Ask yourself the following question: what would you have said a year ago if you’d learned that in 2010, at the Detroit Motor Show, the latest Ferraris and Maseratis would be exhibited as part of a vast Chrysler group exhibit, with Ram trucks on one side, Jeep off-roaders on the other, and a new Lancia Delta – familiar except for its new Chrysler badge and grille – would be parked just yards away on the same piece of carpet?
Obviously, you wouldn’t have believed it. Yet this week in the Motor City it happened. Such have been the monumental changes in the car industry this past 18 months that practically anything seems possible.
Who got it right and wrong?
Fiat now controls Chrysler, but for US consumption it has to look the other way around, so the Fiat Group is using all its assets – including the great marques of Modena and Maranello – to give legs to the extraordinary new deal. It made one of the most remarkable motor industry sights of modern times, but we’d better get used to it. Mercurial Fiat chief Sergio Marchionne clearly intends to spare no resource to make his dubious enterprise work (where mighty Daimler failed) though he did seem err badly on the first day of the show by hob-nobbing too long with visiting US politicians and failing to turn up at a scheduled call for local press and TV, leaving slighted hacks spitting chips. He now has fence-mending to do.

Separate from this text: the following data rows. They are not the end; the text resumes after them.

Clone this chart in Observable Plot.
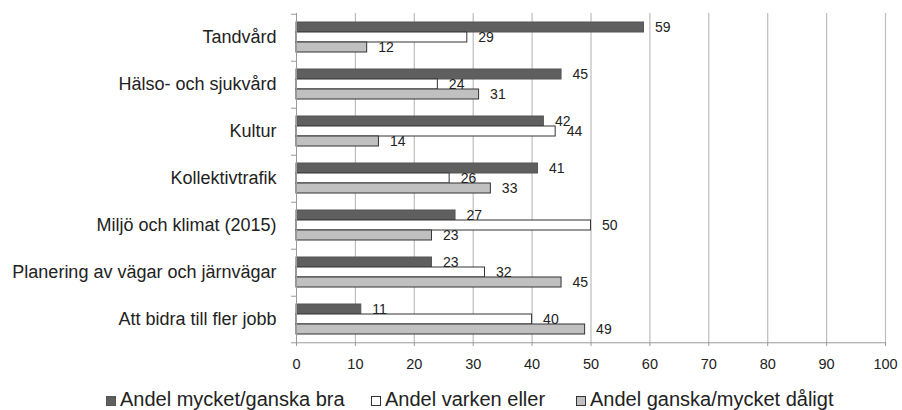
<!DOCTYPE html>
<html>
<head>
<meta charset="utf-8">
<script src="https://cdn.jsdelivr.net/npm/d3@7"></script>
<script src="https://cdn.jsdelivr.net/npm/@observablehq/plot@0.6"></script>
<style>
  html, body { margin: 0; padding: 0; background: #fff; }
  body { font-family: "Liberation Sans", Arial, sans-serif; width: 902px; height: 410px; overflow: hidden; }
  #legend { position: relative; height: 35px; margin-top: 14px; font-size: 20px; color: #222; line-height: 20px; white-space: nowrap; }
  .item { position: absolute; top: 0; display: flex; align-items: center; }
  .sw { display: inline-block; width: 10px; height: 10px; margin-right: 4px; margin-top: 3px; box-sizing: border-box; }
</style>
</head>
<body>
<div id="chart"></div>
<div id="legend"></div>
<script>
// ---- Data ----
const categories = [
  "Tandvård",
  "Hälso- och sjukvård",
  "Kultur",
  "Kollektivtrafik",
  "Miljö och klimat (2015)",
  "Planering av vägar och järnvägar",
  "Att bidra till fler jobb"
];
const seriesNames = ["Andel mycket/ganska bra", "Andel varken eller", "Andel ganska/mycket dåligt"];
const bra    = [59, 45, 42, 41, 27, 23, 11];
const varken = [29, 24, 44, 26, 50, 32, 40];
const daligt = [12, 31, 14, 33, 23, 45, 49];
const xTicks = [0, 10, 20, 30, 40, 50, 60, 70, 80, 90, 100];

// ---- Styles ----
const fills   = ["#5f5f5f", "#ffffff", "#c0c0c0"];
const strokes = ["#555555", "#333333", "#333333"];

const valuesBySeries = [bra, varken, daligt];
const rows = categories.flatMap((c, i) =>
  seriesNames.map((s, k) => ({cat: c, series: s, value: valuesBySeries[k][i]}))
);

const W = 902, H = 375, mt = 12, mb = 32, ml = 296, mr = 17;
const facetH = (H - mt - mb) / categories.length;
const po = 0.78;
const step = facetH / (3 + 2 * po);
const half = step * (0.5 + po);
const lastCat = categories[categories.length - 1];

const chart = Plot.plot({
  width: W, height: H,
  marginTop: mt, marginBottom: mb, marginLeft: ml, marginRight: mr,
  style: {fontFamily: '"Liberation Sans", Arial, sans-serif', background: "#fff", color: "#222"},
  x: {domain: [0, 100], axis: null},
  y: {domain: seriesNames, paddingInner: 0, paddingOuter: po, axis: null},
  fy: {domain: categories, padding: 0, axis: null},
  color: {domain: seriesNames, range: fills},
  facet: {data: rows, y: "cat", label: null},
  marks: [
    Plot.ruleX(xTicks.slice(1), {stroke: "#bdbdbd", strokeWidth: 1.2}),
    Plot.barX(rows, {
      x: "value", y: "series", fill: "series",
      stroke: (d) => strokes[seriesNames.indexOf(d.series)], strokeWidth: 1
    }),
    Plot.text(rows, {
      x: "value", y: "series", text: (d) => String(d.value),
      dx: 11, textAnchor: "start", fontSize: 14, fill: "#222"
    }),
    Plot.ruleX([0], {stroke: "#9a9a9a"}),
    Plot.ruleY([seriesNames[0]], {x1: -0.85, x2: 0, dy: -half, stroke: "#9a9a9a"}),
    Plot.ruleY([{cat: lastCat}], {fy: "cat", y: () => seriesNames[2], x1: -0.85, x2: 100, dy: half, stroke: "#9a9a9a"}),
    Plot.axisX({
      ticks: xTicks, tickFormat: (d) => String(d), tickSize: 4, tickPadding: 12,
      fontSize: 14.5, label: null, stroke: "#9a9a9a", fill: "#222", anchor: "bottom"
    }),
    Plot.axisFy({anchor: "left", tickSize: 0, tickPadding: 20, fontSize: 18, label: null, fill: "#222"})
  ]
});
document.getElementById("chart").appendChild(chart);

// ---- Legend ----
const legend = document.getElementById("legend");
const lefts = [106, 371, 576];
seriesNames.forEach((s, k) => {
  const it = document.createElement("div");
  it.className = "item";
  it.style.left = lefts[k] + "px";
  const sw = document.createElement("span");
  sw.className = "sw";
  sw.style.background = fills[k];
  sw.style.border = "1px solid " + strokes[k];
  const tx = document.createElement("span");
  tx.textContent = s;
  it.appendChild(sw); it.appendChild(tx);
  legend.appendChild(it);
});
</script>
</body>
</html>
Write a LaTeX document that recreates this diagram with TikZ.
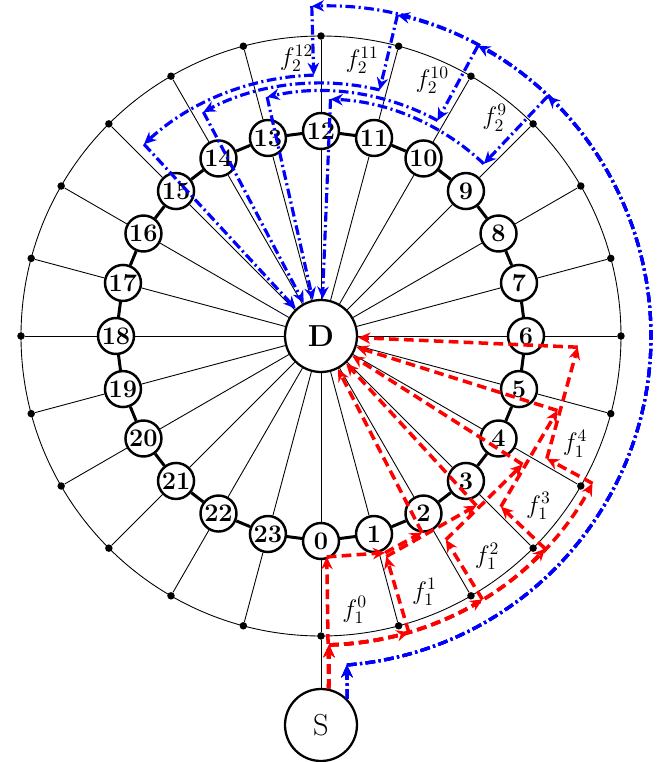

Ford, by heavy contrast, got it exactly right. They used the hugely popular architect of their strengthening sales and fiscal recovery, Alan Mulally, to unveil the undoubted star of the show, a very pretty and very plausible third generation Focus, and then announced that both the regular (albeit very frugal) versions and a new battery-powered model would be manufactured right there in Michigan from late 2010 – because cost-cutting efficiencies and a new deal with the United Auto Workers union have made the manufacture of cheaper cars viable in the US again.